Directions
Select from the data all lines with the word "this".

Listed records

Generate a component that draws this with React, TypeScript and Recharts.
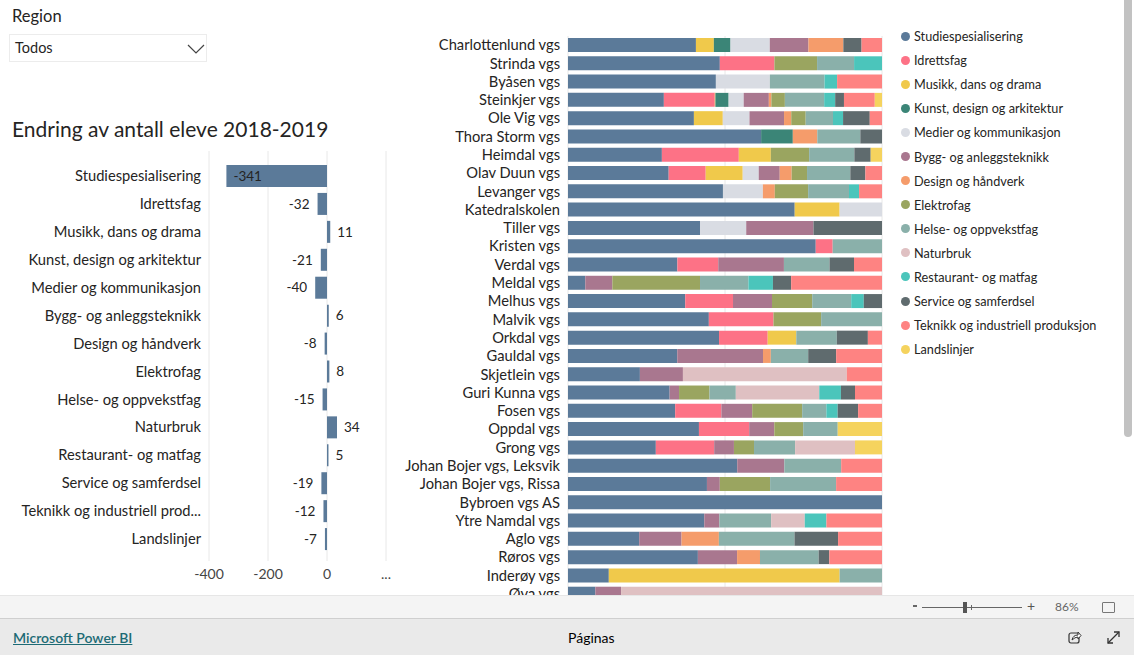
---
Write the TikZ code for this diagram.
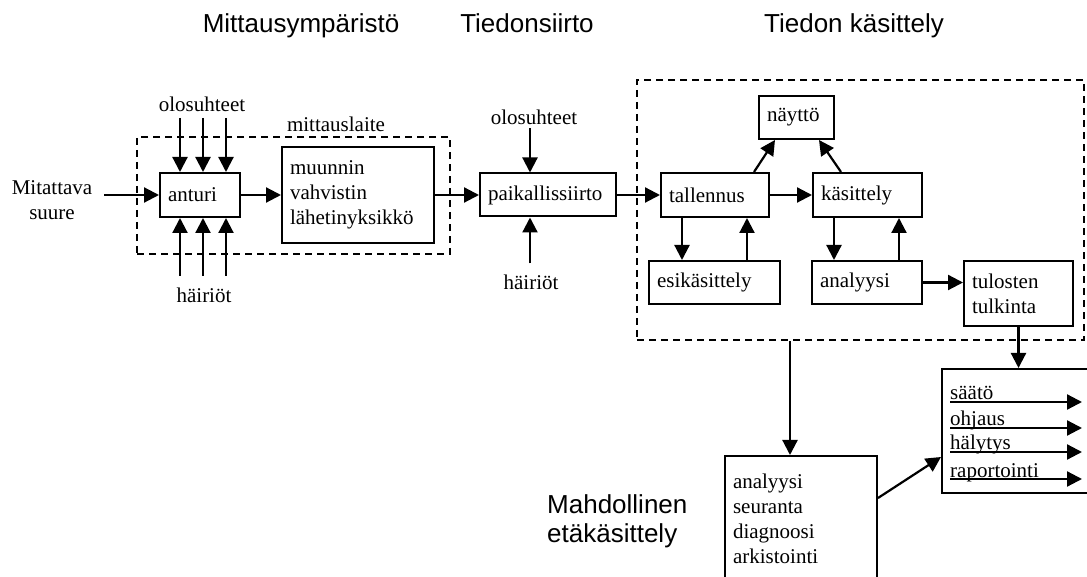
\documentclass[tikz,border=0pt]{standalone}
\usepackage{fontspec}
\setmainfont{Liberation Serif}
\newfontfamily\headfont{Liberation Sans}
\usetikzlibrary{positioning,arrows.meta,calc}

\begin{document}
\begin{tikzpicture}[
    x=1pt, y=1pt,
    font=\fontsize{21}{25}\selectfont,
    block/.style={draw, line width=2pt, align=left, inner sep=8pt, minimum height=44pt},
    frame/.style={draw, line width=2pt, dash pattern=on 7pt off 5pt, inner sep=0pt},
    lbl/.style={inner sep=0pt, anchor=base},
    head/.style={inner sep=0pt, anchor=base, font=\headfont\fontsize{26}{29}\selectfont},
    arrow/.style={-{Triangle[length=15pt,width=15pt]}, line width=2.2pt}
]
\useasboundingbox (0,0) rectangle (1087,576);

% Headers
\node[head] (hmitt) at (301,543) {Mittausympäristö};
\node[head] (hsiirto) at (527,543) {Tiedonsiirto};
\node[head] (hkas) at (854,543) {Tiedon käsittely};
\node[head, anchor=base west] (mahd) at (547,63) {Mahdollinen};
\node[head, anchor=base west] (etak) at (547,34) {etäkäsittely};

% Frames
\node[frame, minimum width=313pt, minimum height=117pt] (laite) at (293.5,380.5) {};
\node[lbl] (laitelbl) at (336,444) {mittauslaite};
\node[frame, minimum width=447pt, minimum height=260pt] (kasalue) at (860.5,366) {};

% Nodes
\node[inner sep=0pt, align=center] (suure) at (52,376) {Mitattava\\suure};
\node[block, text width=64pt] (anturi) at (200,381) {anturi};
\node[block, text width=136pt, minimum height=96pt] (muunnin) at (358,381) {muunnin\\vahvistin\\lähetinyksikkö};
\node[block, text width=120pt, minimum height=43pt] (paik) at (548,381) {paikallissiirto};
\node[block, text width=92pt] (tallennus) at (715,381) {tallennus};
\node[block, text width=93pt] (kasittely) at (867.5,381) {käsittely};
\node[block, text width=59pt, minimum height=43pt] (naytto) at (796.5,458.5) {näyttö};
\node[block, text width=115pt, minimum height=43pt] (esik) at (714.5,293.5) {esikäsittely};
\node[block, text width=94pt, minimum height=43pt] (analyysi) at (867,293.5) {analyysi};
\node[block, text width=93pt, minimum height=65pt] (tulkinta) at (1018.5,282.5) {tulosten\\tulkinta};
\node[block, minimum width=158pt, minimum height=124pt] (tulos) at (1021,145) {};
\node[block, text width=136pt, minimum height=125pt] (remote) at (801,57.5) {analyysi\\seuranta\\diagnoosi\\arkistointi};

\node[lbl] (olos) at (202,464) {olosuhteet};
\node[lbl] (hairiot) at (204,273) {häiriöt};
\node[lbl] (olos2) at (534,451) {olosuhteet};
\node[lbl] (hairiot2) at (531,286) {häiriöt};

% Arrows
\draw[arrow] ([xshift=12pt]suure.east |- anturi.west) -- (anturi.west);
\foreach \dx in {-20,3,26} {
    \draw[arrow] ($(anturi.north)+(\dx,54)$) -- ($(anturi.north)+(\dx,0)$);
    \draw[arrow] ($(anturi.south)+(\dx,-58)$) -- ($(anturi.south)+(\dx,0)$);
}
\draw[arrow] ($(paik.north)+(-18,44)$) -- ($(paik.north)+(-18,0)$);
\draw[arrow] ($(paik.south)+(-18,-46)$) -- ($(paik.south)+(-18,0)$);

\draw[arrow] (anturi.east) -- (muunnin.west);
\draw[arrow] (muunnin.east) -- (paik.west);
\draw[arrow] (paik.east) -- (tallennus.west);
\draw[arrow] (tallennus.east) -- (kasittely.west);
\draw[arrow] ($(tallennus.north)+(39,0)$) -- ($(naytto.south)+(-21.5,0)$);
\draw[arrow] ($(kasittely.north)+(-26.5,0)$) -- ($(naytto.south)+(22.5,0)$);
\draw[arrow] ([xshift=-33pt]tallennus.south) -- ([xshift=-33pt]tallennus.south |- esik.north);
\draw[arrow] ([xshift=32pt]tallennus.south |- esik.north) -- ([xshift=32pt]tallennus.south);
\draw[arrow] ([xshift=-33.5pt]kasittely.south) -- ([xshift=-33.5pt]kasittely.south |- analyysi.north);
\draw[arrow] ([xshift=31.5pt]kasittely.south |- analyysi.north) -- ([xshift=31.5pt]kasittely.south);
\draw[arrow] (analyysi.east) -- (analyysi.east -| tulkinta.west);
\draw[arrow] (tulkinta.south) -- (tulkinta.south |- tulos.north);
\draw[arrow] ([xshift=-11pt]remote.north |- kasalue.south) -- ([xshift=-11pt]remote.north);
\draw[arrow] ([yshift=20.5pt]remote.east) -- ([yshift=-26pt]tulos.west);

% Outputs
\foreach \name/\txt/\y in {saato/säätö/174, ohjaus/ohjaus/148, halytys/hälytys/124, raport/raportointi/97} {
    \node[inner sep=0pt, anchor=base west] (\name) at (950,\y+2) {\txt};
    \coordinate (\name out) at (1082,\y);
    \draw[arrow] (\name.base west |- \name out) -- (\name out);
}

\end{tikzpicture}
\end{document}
==
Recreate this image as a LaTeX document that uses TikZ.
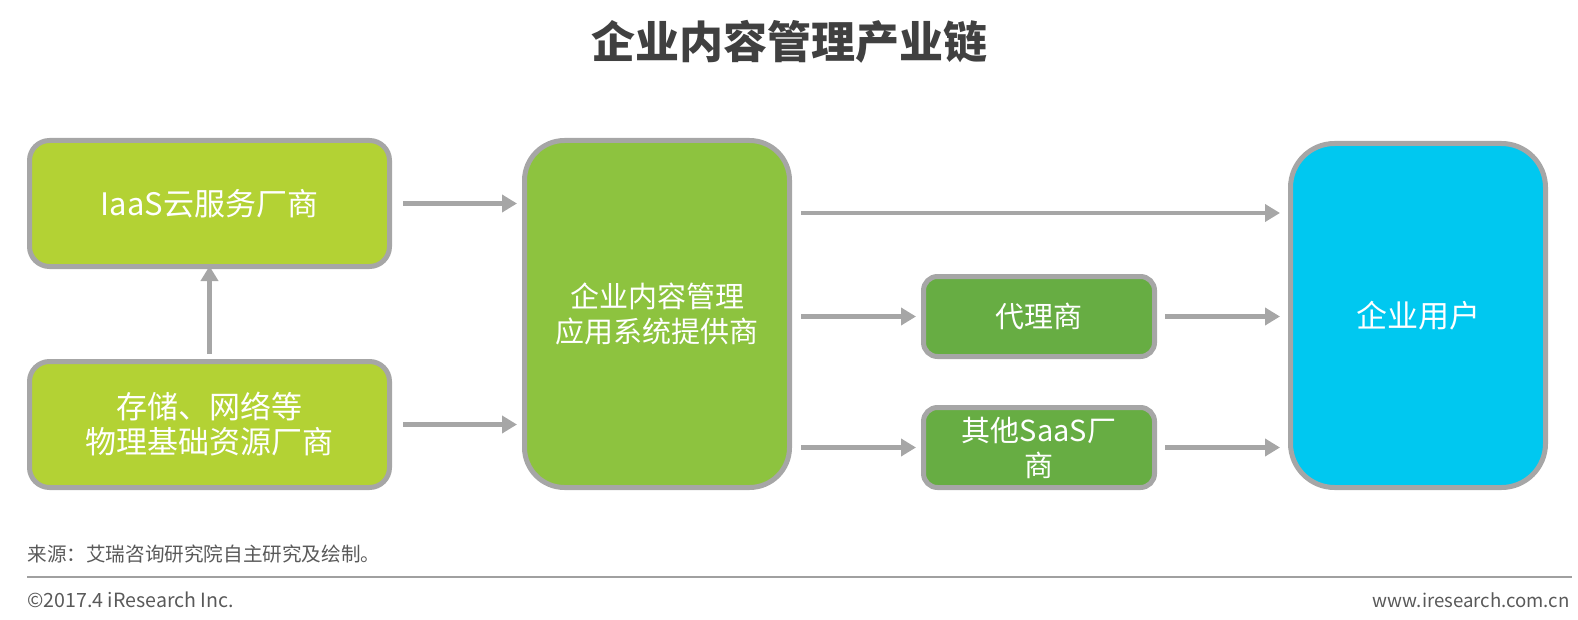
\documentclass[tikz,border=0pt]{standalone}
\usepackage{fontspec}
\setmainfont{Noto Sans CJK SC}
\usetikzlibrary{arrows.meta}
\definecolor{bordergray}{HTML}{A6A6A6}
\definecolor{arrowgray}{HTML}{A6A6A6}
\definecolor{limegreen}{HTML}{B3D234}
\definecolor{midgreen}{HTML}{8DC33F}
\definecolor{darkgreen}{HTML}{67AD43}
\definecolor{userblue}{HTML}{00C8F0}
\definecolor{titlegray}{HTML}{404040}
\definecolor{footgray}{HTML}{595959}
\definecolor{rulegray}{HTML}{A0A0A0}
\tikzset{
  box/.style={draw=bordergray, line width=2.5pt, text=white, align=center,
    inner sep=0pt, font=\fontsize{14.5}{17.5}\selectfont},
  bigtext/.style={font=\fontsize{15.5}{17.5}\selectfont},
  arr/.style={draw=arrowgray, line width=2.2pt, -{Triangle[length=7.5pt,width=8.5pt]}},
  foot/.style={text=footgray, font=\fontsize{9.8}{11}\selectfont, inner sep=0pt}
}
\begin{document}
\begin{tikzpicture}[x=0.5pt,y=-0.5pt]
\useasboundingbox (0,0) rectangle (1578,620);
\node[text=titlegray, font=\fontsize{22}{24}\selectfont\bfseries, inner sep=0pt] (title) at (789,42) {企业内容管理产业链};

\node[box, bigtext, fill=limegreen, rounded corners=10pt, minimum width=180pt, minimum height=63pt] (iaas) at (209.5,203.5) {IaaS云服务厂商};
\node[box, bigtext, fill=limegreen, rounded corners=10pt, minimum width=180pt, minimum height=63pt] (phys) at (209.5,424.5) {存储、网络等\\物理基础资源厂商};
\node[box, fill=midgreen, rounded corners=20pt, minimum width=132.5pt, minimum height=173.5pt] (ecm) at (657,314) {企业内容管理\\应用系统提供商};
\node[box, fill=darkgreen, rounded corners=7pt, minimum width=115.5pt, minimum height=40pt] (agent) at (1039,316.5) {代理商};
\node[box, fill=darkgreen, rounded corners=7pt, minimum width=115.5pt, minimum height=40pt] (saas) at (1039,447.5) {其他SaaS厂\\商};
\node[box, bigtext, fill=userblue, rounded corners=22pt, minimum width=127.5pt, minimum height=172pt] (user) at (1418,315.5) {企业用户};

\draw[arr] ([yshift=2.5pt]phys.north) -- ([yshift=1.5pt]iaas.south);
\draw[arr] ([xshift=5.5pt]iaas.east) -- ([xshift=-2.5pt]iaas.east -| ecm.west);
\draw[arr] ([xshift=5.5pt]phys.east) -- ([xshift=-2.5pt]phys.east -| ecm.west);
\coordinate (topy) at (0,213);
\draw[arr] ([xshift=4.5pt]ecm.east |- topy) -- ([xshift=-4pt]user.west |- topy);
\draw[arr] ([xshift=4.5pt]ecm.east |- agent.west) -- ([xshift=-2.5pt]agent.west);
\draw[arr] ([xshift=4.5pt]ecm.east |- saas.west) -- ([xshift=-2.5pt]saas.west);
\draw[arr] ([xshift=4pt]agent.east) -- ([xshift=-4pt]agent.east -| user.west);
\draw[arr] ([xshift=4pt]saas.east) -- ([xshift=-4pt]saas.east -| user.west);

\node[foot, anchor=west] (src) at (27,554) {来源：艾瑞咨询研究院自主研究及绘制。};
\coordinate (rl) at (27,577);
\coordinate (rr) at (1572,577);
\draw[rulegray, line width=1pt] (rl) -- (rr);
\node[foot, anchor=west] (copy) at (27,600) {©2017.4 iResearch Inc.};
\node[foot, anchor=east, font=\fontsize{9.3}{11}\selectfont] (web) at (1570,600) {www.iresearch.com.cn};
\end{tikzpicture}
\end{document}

Answer to the problem
Generate a component that draws this with React, TypeScript and Recharts.
Write the TikZ code for this diagram.
Recreate this image as a LaTeX document that uses TikZ.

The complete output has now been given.